>>>>

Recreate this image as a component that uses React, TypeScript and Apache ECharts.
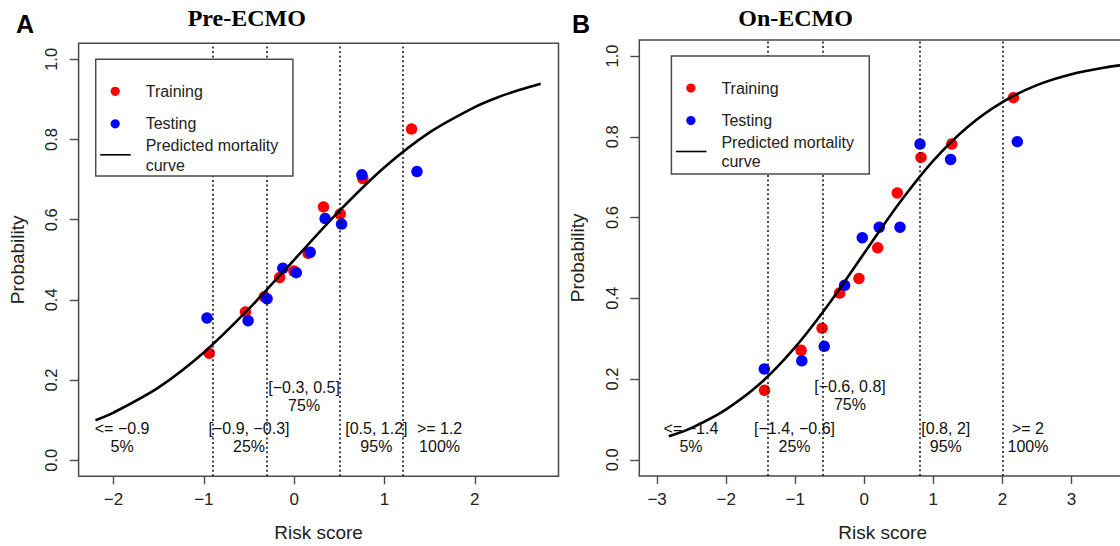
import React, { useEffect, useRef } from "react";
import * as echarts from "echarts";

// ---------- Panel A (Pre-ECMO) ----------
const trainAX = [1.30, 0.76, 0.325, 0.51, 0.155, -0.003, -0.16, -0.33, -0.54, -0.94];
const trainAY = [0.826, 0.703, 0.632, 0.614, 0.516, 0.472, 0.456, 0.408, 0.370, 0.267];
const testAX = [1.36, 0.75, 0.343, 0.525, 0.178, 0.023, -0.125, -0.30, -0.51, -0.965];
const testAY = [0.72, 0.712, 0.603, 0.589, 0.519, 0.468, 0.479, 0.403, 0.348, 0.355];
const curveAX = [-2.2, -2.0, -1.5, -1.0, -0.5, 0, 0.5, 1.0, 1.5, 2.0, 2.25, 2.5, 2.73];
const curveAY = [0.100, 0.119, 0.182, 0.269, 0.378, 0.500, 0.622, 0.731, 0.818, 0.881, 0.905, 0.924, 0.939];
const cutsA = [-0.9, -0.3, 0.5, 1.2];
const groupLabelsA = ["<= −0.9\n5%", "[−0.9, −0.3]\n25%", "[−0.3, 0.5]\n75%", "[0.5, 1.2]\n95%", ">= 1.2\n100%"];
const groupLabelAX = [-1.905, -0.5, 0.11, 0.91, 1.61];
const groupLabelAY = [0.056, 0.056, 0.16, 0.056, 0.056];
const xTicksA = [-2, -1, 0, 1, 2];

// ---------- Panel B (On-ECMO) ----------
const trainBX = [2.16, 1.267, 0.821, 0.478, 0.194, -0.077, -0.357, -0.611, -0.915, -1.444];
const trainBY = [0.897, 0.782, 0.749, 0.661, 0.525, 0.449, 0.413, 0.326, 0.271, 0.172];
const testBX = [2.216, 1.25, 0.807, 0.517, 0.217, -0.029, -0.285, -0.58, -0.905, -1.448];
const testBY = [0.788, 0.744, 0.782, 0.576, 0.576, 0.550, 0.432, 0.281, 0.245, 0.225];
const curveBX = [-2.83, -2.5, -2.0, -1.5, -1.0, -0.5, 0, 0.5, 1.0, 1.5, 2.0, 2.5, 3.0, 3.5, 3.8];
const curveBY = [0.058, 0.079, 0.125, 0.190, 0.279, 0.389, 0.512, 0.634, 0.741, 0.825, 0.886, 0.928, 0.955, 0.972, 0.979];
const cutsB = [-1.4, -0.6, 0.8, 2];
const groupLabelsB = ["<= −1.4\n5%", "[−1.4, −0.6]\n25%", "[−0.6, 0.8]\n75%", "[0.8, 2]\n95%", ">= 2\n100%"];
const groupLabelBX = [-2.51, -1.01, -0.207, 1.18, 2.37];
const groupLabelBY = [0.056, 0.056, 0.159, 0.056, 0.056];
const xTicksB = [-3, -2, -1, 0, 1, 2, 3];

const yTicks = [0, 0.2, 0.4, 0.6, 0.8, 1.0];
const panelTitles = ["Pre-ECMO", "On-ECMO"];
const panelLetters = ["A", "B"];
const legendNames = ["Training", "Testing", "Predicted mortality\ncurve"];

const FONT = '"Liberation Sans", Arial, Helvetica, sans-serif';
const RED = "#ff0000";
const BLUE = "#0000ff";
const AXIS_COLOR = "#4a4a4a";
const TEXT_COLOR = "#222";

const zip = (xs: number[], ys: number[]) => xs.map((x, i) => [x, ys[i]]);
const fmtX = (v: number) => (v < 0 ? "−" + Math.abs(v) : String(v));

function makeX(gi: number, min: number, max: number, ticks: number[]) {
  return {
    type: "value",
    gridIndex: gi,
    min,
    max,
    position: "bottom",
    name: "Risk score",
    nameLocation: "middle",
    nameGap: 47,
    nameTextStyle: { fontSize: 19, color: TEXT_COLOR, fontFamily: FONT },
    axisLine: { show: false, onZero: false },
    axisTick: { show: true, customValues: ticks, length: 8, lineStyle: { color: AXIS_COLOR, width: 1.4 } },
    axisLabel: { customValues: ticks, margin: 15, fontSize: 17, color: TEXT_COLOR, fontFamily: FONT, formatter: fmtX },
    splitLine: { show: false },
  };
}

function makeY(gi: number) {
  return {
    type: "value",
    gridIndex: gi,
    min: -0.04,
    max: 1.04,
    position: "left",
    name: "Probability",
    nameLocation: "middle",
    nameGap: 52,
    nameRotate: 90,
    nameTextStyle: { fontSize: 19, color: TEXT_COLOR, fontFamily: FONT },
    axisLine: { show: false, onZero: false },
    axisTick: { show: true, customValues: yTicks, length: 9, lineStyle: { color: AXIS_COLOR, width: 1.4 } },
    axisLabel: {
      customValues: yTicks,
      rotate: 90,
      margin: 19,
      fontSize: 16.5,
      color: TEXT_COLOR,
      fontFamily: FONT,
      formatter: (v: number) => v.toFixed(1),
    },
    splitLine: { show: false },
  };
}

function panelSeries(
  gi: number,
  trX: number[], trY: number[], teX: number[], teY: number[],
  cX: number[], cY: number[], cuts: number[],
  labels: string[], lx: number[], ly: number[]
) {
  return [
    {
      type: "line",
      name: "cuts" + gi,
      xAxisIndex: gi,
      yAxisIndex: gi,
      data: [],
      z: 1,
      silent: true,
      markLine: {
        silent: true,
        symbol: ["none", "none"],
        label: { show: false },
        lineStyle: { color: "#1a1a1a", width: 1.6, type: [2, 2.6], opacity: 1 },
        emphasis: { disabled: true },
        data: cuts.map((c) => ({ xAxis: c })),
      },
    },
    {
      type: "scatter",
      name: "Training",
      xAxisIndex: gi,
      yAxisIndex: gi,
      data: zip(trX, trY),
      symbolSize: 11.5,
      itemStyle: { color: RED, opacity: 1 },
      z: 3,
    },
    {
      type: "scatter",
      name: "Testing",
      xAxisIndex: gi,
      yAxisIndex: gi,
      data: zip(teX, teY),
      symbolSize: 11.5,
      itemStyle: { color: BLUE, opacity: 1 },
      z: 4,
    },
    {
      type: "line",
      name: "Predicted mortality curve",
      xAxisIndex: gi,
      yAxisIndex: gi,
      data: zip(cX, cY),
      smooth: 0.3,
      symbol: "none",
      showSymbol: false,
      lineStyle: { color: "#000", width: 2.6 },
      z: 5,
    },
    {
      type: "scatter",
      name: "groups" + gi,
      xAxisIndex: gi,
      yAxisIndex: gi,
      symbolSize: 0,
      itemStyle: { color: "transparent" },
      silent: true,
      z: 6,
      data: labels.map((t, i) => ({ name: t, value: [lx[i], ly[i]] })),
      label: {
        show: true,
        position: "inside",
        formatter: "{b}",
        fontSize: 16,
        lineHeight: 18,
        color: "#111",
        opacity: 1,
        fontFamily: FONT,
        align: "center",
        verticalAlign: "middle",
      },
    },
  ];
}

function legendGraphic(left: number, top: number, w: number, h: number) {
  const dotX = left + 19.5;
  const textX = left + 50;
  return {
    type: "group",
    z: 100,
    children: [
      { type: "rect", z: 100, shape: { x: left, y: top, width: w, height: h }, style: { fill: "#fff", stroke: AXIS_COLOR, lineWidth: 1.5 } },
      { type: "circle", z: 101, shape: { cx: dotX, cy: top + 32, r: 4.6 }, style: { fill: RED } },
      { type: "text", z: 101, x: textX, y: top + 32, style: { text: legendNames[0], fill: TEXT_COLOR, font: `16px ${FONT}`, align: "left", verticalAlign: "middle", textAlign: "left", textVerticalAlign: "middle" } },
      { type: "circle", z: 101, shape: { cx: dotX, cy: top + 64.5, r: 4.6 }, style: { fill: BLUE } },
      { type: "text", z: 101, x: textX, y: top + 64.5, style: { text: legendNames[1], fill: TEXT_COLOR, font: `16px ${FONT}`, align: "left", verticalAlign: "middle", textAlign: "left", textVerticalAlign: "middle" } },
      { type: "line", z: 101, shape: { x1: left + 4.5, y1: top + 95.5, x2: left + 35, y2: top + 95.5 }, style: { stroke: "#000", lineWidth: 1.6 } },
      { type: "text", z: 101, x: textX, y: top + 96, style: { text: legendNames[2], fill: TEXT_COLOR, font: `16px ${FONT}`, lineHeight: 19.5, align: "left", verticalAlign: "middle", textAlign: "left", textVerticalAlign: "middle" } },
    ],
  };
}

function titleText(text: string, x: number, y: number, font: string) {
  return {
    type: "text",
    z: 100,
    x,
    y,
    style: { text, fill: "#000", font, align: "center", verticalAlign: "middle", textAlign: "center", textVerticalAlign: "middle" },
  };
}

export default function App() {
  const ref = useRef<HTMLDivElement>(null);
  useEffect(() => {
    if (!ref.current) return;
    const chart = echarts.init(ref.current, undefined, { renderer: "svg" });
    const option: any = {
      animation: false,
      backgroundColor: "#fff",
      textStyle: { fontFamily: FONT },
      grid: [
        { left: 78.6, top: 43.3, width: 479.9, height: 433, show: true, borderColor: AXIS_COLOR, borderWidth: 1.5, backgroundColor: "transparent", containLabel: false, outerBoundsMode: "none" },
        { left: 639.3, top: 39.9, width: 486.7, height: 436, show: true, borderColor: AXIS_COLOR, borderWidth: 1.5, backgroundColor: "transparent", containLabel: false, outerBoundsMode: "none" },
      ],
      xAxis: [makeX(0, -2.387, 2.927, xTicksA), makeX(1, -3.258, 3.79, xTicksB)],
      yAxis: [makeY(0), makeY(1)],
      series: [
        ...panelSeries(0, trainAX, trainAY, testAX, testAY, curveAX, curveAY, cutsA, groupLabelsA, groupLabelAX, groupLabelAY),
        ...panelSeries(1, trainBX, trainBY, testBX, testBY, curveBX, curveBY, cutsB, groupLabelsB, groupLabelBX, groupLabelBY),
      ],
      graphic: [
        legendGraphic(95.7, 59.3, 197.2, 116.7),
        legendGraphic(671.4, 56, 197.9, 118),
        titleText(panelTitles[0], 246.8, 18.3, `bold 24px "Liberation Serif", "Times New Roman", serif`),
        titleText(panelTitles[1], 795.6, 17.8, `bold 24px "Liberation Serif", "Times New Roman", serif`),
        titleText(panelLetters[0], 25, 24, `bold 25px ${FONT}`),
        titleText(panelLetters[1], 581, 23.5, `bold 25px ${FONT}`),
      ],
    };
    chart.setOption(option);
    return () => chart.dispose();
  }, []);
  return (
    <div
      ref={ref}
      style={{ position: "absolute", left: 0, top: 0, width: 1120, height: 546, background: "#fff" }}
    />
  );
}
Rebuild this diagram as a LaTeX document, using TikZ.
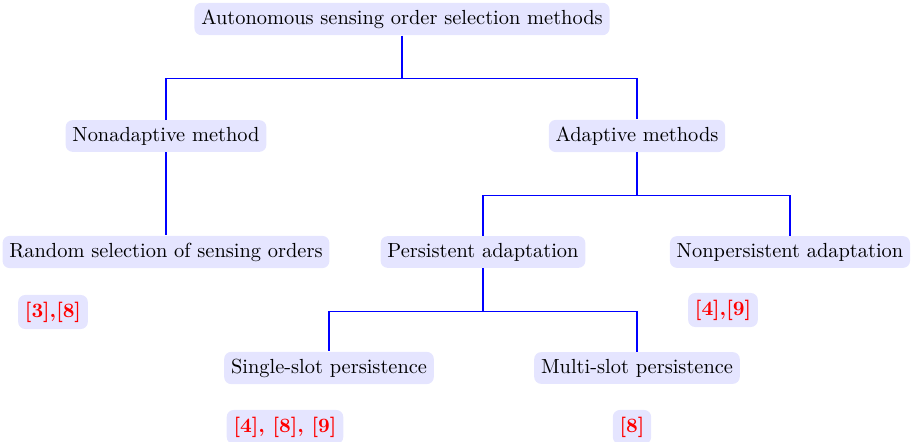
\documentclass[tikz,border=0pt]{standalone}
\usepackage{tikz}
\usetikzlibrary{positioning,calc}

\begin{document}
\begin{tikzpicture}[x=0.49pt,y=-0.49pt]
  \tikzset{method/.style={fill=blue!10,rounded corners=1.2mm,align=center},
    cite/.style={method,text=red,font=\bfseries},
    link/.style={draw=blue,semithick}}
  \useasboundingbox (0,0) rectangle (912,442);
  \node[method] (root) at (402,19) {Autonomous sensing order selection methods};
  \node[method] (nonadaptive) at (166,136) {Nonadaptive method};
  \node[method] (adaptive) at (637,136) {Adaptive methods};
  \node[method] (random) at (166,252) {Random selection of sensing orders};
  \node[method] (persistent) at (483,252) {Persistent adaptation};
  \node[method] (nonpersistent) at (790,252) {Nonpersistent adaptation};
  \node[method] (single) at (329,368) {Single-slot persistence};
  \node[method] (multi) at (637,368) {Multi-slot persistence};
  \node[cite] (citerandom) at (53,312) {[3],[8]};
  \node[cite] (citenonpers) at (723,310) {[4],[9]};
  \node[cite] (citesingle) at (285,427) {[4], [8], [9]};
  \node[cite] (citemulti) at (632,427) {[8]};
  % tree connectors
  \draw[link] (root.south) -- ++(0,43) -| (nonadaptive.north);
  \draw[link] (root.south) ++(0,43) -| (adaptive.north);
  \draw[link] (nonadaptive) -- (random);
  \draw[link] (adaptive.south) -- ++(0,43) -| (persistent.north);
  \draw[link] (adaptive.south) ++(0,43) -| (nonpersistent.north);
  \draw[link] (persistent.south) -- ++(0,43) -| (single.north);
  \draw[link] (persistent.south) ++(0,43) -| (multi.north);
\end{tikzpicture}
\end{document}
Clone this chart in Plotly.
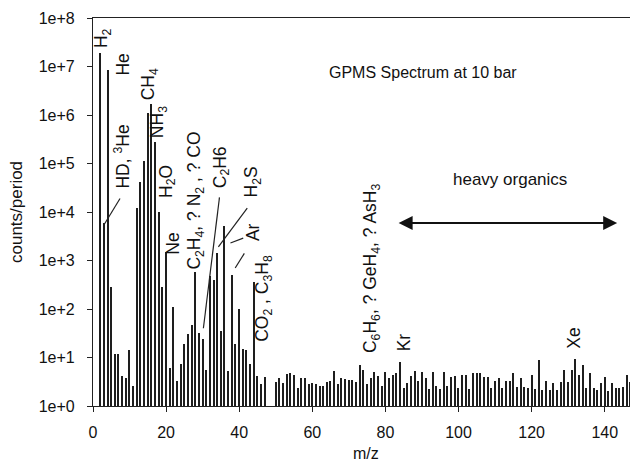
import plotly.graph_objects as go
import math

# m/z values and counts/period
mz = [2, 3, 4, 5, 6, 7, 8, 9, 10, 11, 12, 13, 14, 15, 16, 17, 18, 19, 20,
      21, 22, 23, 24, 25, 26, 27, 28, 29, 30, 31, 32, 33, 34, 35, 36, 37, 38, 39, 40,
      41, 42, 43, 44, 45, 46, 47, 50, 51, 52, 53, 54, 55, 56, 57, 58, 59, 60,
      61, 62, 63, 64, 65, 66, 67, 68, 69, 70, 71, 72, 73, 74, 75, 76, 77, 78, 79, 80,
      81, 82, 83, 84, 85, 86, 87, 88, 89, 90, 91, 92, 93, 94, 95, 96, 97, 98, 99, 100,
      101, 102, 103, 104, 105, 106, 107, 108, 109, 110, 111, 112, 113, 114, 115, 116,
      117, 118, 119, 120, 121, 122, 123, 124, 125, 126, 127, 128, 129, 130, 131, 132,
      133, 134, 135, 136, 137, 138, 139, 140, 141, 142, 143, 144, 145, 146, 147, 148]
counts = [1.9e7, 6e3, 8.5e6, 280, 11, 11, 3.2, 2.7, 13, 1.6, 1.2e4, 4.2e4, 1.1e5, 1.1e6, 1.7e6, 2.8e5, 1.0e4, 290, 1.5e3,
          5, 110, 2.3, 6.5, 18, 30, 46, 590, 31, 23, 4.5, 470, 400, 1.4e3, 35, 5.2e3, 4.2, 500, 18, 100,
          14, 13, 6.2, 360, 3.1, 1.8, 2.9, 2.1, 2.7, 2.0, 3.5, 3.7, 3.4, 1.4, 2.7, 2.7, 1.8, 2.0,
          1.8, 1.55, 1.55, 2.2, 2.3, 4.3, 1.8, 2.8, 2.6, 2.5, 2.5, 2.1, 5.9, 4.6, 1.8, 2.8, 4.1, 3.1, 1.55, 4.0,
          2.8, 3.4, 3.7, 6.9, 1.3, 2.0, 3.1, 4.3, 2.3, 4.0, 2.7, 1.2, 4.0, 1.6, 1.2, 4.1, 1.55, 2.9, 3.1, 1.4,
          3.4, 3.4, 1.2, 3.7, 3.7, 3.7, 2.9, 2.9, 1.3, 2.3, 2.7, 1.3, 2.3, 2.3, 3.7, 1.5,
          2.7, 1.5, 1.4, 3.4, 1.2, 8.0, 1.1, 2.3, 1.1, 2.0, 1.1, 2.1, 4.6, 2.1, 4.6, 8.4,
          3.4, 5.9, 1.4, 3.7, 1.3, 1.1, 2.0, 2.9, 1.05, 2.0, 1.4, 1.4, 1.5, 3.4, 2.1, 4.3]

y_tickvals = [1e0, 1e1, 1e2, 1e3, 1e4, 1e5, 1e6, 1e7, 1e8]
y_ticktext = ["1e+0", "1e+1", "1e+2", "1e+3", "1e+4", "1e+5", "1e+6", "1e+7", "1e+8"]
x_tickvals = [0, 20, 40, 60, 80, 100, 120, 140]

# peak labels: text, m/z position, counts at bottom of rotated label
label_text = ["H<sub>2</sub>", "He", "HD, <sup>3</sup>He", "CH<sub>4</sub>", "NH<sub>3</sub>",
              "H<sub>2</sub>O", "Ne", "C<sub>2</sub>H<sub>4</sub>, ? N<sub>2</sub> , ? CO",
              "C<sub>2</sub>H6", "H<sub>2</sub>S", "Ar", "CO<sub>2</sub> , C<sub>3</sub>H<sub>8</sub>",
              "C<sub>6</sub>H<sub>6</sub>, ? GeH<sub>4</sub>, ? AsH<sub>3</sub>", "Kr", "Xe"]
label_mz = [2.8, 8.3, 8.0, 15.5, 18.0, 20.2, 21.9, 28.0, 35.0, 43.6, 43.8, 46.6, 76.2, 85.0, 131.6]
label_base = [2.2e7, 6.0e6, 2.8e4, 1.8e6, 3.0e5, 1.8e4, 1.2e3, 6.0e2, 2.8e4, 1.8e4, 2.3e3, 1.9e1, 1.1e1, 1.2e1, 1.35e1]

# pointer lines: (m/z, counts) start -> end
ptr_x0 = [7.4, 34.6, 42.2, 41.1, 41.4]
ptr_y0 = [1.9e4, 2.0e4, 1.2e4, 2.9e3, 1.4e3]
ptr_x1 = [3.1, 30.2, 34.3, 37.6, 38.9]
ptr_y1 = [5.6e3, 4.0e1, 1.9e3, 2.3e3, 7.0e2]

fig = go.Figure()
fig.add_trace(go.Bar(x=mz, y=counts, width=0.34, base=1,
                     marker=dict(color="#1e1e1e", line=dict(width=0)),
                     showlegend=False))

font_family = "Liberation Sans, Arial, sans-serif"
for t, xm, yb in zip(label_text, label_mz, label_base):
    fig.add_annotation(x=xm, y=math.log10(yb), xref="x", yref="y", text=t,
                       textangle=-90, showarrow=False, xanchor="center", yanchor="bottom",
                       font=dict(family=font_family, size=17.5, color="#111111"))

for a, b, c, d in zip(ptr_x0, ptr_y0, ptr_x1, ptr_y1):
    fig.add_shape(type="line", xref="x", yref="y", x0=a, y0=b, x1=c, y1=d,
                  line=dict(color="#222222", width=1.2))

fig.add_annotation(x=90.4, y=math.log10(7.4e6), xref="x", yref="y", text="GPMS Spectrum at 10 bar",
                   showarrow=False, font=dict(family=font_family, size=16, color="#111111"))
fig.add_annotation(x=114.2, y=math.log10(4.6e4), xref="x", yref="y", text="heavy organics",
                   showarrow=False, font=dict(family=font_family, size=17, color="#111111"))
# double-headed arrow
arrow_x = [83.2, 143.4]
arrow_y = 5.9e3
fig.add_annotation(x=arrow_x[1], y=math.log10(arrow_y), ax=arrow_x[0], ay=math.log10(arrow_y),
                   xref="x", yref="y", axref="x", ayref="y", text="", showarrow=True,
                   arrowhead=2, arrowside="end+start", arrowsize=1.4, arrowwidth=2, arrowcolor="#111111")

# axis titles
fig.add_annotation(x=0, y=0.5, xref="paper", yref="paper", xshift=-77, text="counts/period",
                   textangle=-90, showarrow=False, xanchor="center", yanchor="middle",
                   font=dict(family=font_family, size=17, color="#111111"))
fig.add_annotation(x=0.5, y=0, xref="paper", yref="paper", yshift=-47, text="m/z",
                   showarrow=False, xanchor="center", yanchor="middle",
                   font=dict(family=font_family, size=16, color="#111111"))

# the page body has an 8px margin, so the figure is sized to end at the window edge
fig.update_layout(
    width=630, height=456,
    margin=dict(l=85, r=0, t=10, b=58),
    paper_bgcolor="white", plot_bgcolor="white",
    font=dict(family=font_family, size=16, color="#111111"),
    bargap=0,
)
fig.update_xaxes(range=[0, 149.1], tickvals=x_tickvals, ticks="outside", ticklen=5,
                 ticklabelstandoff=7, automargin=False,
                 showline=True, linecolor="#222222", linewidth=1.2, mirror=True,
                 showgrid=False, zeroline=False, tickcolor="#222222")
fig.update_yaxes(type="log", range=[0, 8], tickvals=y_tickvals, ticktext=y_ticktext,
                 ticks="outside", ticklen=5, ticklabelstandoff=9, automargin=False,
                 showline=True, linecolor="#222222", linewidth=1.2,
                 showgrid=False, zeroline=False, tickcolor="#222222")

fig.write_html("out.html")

<<<<

*To do*.
Could you repeat exactly the lines from the first one of the records above through the line containing "import * as", leaving out any pictures?

*Right answer*.
Recreate this image as a component that uses React, TypeScript and Apache ECharts.
import React, { useEffect, useRef } from "react";
import * as echarts from "echarts";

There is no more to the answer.